I like the distributions that DevelopmentSeed and Phase2 are making. I like Pressflow. I like Acquia Drupal. All of them would benefit from a core that didn’t have aggregator, because people only use aggregator long enough to realize that it isn’t truly useful, and then they go get FeedAPI. My patch for core for the aggregator would just be to remove it. I’d put it in contrib and see if anybody wants it badly enough to maintain it.
Have it do something
Actually, Acquia doesn’t really do anything out of the box. It’s a better lego box, but it doesn’t aim in any one direction.
I would like to see core Drupal do something – to speak to some community of users out of the box, rather than the “learn Drupal and then you can build anything community”.
With such a plan/set of use cases, then we can rationally approach what should and should not be in a core distribution.
Build the bike store!
Interesting thread here. Good hearing multiple viewpoints. The way I see Drupal is like the following example.
You go into a bike shop and you’ve got all kinds of options. You can buy a bike that came from a manufacturer and it’s all put together for you. You look around the shop and on the wall are these cool looking frames. It’s just the frames you see, but you know something’s up.
You think to yourself, “I want one of those bad ass frames so I could build out my bike – then I’d be rockin’”.
Well, we all know what the outcome is. Unless you’re already a good rider, the bad ass bike won’t do much more for you until you can capitalize on it. The key is, you still desire it over whatever your budget dictates.
I like Drupal as the “bad ass frame”. What’s needed is the bike store. A place where the bike has been (or can be) put together for you.
Envision this. distro.drupal.org (geeky), distributions.drupal.org (a bit better), store.drupal.org (general public friendly) where you can choose either a) a prebuilt package based on common desired features or a “custom build” which will simply package it up for you.

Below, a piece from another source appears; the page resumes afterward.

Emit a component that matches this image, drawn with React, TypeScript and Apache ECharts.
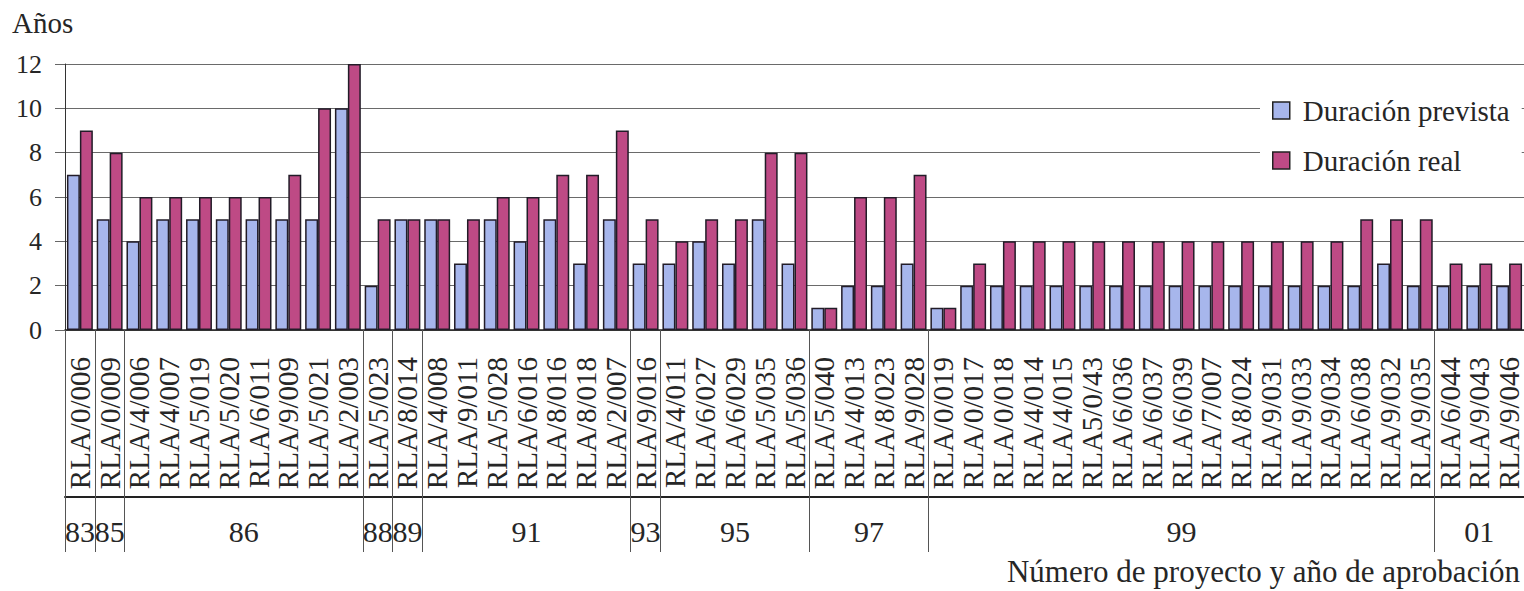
import React, { useEffect, useRef } from "react";
import * as echarts from "echarts";

const projects = [
  "RLA/0/006", "RLA/0/009", "RLA/4/006", "RLA/4/007", "RLA/5/019", "RLA/5/020",
  "RLA/6/011", "RLA/9/009", "RLA/5/021", "RLA/2/003", "RLA/5/023", "RLA/8/014",
  "RLA/4/008", "RLA/9/011", "RLA/5/028", "RLA/6/016", "RLA/8/016", "RLA/8/018",
  "RLA/2/007", "RLA/9/016", "RLA/4/011", "RLA/6/027", "RLA/6/029", "RLA/5/035",
  "RLA/5/036", "RLA/5/040", "RLA/4/013", "RLA/8/023", "RLA/9/028", "RLA/0/019",
  "RLA/0/017", "RLA/0/018", "RLA/4/014", "RLA/4/015", "RLA5/0/43", "RLA/6/036",
  "RLA/6/037", "RLA/6/039", "RLA/7/007", "RLA/8/024", "RLA/9/031", "RLA/9/033",
  "RLA/9/034", "RLA/6/038", "RLA/9/032", "RLA/9/035", "RLA/6/044", "RLA/9/043",
  "RLA/9/046",
];

const approvalYears = [
  "83", "85", "86", "86", "86", "86", "86", "86", "86", "86", "88", "89",
  "91", "91", "91", "91", "91", "91", "91", "93", "95", "95", "95", "95",
  "95", "97", "97", "97", "97", "99", "99", "99", "99", "99", "99", "99",
  "99", "99", "99", "99", "99", "99", "99", "99", "99", "99", "01", "01",
  "01",
];

const duracionPrevista = [
  7, 5, 4, 5, 5, 5, 5, 5, 5, 10, 2, 5,
  5, 3, 5, 4, 5, 3, 5, 3, 3, 4, 3, 5,
  3, 1, 2, 2, 3, 1, 2, 2, 2, 2, 2, 2,
  2, 2, 2, 2, 2, 2, 2, 2, 3, 2, 2, 2,
  2,
];

const duracionReal = [
  9, 8, 6, 6, 6, 6, 6, 7, 10, 12, 5, 5,
  5, 5, 6, 6, 7, 7, 9, 5, 4, 5, 5, 8,
  8, 1, 6, 6, 7, 1, 3, 4, 4, 4, 4, 4,
  4, 4, 4, 4, 4, 4, 4, 5, 5, 5, 3, 3,
  3,
];

const seriesNames = ["Duración prevista", "Duración real"];
const yAxisTitle = "Años";
const xAxisTitle = "Número de proyecto y año de aprobación";

const FONT = "Liberation Serif";
const TEXT = "#262626";

const isGroupStart = (i: number) => i === 0 || approvalYears[i] !== approvalYears[i - 1];

export default function App() {
  const ref = useRef<HTMLDivElement>(null);

  useEffect(() => {
    if (!ref.current) return;
    const chart = echarts.init(ref.current, null, { renderer: "svg" });
    const option: any = {
      animation: false,
      backgroundColor: "#ffffff",
      textStyle: { fontFamily: FONT },
      grid: { left: 65, top: 64, bottom: 261, right: -11, containLabel: false },
      legend: {
        orient: "vertical",
        left: 1260,
        top: 90,
        padding: [6, 12, 8, 12],
        backgroundColor: "#ffffff",
        itemWidth: 17,
        itemHeight: 17,
        itemGap: 21,
        icon: "rect",
        data: seriesNames,
        itemStyle: { borderColor: "#222", borderWidth: 1.5 },
        textStyle: { fontFamily: FONT, fontSize: 29, color: TEXT, padding: [0, 0, 0, 8] },
      },
      xAxis: [
        {
          type: "category",
          data: projects,
          axisLine: { show: true, lineStyle: { color: "#222", width: 1.5 } },
          axisTick: {
            show: true,
            length: 222,
            interval: (i: number) => isGroupStart(i),
            lineStyle: { color: "#555", width: 1 },
          },
          axisLabel: {
            interval: 0,
            rotate: 90,
            margin: 27,
            fontFamily: FONT,
            fontSize: 29,
            color: TEXT,
          },
          splitLine: { show: false },
        },
        {
          type: "category",
          data: projects,
          position: "bottom",
          offset: 167,
          axisLine: { show: true, lineStyle: { color: "#222", width: 2 } },
          axisTick: { show: false },
          axisLabel: { show: false },
          splitLine: { show: false },
        },
      ],
      yAxis: {
        type: "value",
        min: 0,
        max: 12,
        interval: 2,
        axisLine: { show: true, lineStyle: { color: "#333", width: 1 } },
        axisTick: { show: true, length: 10, lineStyle: { color: "#666" } },
        axisLabel: { margin: 23, fontFamily: FONT, fontSize: 26, color: TEXT },
        splitLine: { show: true, lineStyle: { color: "#6a6a6a", width: 1 } },
      },
      series: [
        {
          name: seriesNames[0],
          type: "bar",
          xAxisIndex: 0,
          data: duracionPrevista,
          barGap: "0%",
          barCategoryGap: "13%",
          itemStyle: { color: "#a7b6ec", borderColor: "#221c28", borderWidth: 1.5 },
        },
        {
          name: seriesNames[1],
          type: "bar",
          xAxisIndex: 0,
          data: duracionReal,
          barGap: "0%",
          barCategoryGap: "13%",
          itemStyle: { color: "#be4a85", borderColor: "#221c28", borderWidth: 1.5 },
        },
      ],
    };
    chart.setOption(option);

    const groups: { year: string; start: number; end: number }[] = [];
    approvalYears.forEach((y, i) => {
      if (isGroupStart(i)) groups.push({ year: y, start: i, end: i });
      else groups[groups.length - 1].end = i;
    });
    const yearTexts = groups.map((g) => {
      const x0 = chart.convertToPixel({ xAxisIndex: 0 }, g.start) as number;
      const x1 = chart.convertToPixel({ xAxisIndex: 0 }, g.end) as number;
      return {
        type: "text",
        x: (x0 + x1) / 2,
        y: 531,
        style: {
          text: g.year,
          align: "center",
          verticalAlign: "middle",
          fontFamily: FONT,
          fontSize: 30,
          fill: TEXT,
        },
      };
    });

    chart.setOption({
      graphic: [
        {
          type: "text",
          x: 12,
          y: 23,
          style: { text: yAxisTitle, verticalAlign: "middle", fontFamily: FONT, fontSize: 29, fill: TEXT },
        },
        {
          type: "text",
          x: 1520,
          y: 571,
          style: {
            text: xAxisTitle,
            align: "right",
            verticalAlign: "middle",
            fontFamily: FONT,
            fontSize: 31,
            fill: TEXT,
          },
        },
        ...yearTexts,
      ],
    });

    return () => chart.dispose();
  }, []);

  return (
    <div
      ref={ref}
      style={{ position: "fixed", left: 0, top: 0, width: 1524, height: 591, background: "#fff" }}
    />
  );
}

I wish I could build it now, but a listing of modules which are just pulled via latest stable cvs are combined with core and the CVS folder is stripped out then tar’d or zipped.
If people supported the store, it gets bigger (like Costco – a US bulk store) and benefits the market.
But hey, I’m a dreamer!
Good move
As an avid user of FeedAPI, I think this is the right move. Aggregation needs will always be too fluid and complicated to hope for a powerful enough aggregator in core.
I agree with Boris, also. Aggregator should be orphaned.
Go smallcore
Onwards to smallcore, I guess. Time to ruthlessly rip out core pieces? What do you think, should we petition to remove aggregator? What about profile? BlogAPI? When is the time to start focusing on the best parts and removing the rest?
I’m almost ready to stick a fork in Drupal OOB and go full on for smallcore. Then we will be forced to have more innovation in install profiles.
Small core + strong install profiles
I’m all for a smaller core.
Long release cycles are stifling modules like forum, poll, aggregator.
At the same time, a sensible “full Drupal” package that addresses use cases like “blog” or “community site” is missing. I agree with Boris that Drupal does not do much out of the box. E. g. modules like Views are so essential to build anything that they should actually be packaged with such a “full Drupal”.
So I see a need in both ways: a need for smaller core to allow for different speeds of current portions of core and a need for a “full Drupal” that is more focussed on delivering on use cases (whatever we want them to be specifically).
The packaging infrastructure that Eaton brought up would allow us to do this.
On top of enabling us to better compartmentalize core, such packaging infrastructure would make it much easier to share any installer profile on d. o. – we would start to really leverage the community’s site building skills. An official “full Drupal” install profile would profit indirectly from such a new playing field of ideas.
I realize that such an approach would mitigate some of the problems I have described in my post above, but it would not solve them instantly. It would not generate a community around Aggregator instantly but it would create the conditions to make it possible.
So what I’d like to ask is:
- Alex
In the budget.
I actually had those items added to the 2009 Budget – see the Drupal.org Development Donations section in the accompanying PDF. These are matching funds, so we need to do fund raising and/or in-kind donations of development work.
My argument, by the way, is not the degree of how MUCH Drupal does out of the box, rather that there is some purpose / plan to WHAT it does. Can anyone easily explain the use case of core Drupal? Core Drupal is ______ enabling ______. Not really – it’s a half-assed selection of random default modules with a couple of content types – it’s not a blog, it’s not a static site, etc.
Trade-offs
Unfortunately, I think smallcore will always be a non-starter until the d.o. infrastructure is capable of offering a pre-bundled download for each install profile that’s maintained on the site. As much as I want smallercore, relative newcomers to Drupal are the least likely to walk through the steps to assemble the pieces a profile needs.
What steps are necessary for the packaging system to do that? Are there changes to profiles themselves that would make it possible? (Storing module dependencies in .info files rather than PHP code, for example.) We’ve talked about it for a long time, and argued for the removal of modules for a long time. Perhaps we’ll have to address it from the other direction.
I already identified some of the issues with install profiles
You can find them here : http://drupal.org/node/509404
The very first step is introducing .info files into profiles, which drastically reduces their complexity (you literally remove 3 hooks and replace it with a small text file) : http://drupal.org/node/509404
I’m committed to pushing this through for D7, and then we can look at the packaging scripts.
Oh, awesome. I was hunting
Oh, awesome. I was hunting for exactly that issue last night and didn’t find it (probably just late night fogginess). I’d like to jump on board and help with this set of issues; I think it’s critical for Drupal’s long term evolution. See you in the queue!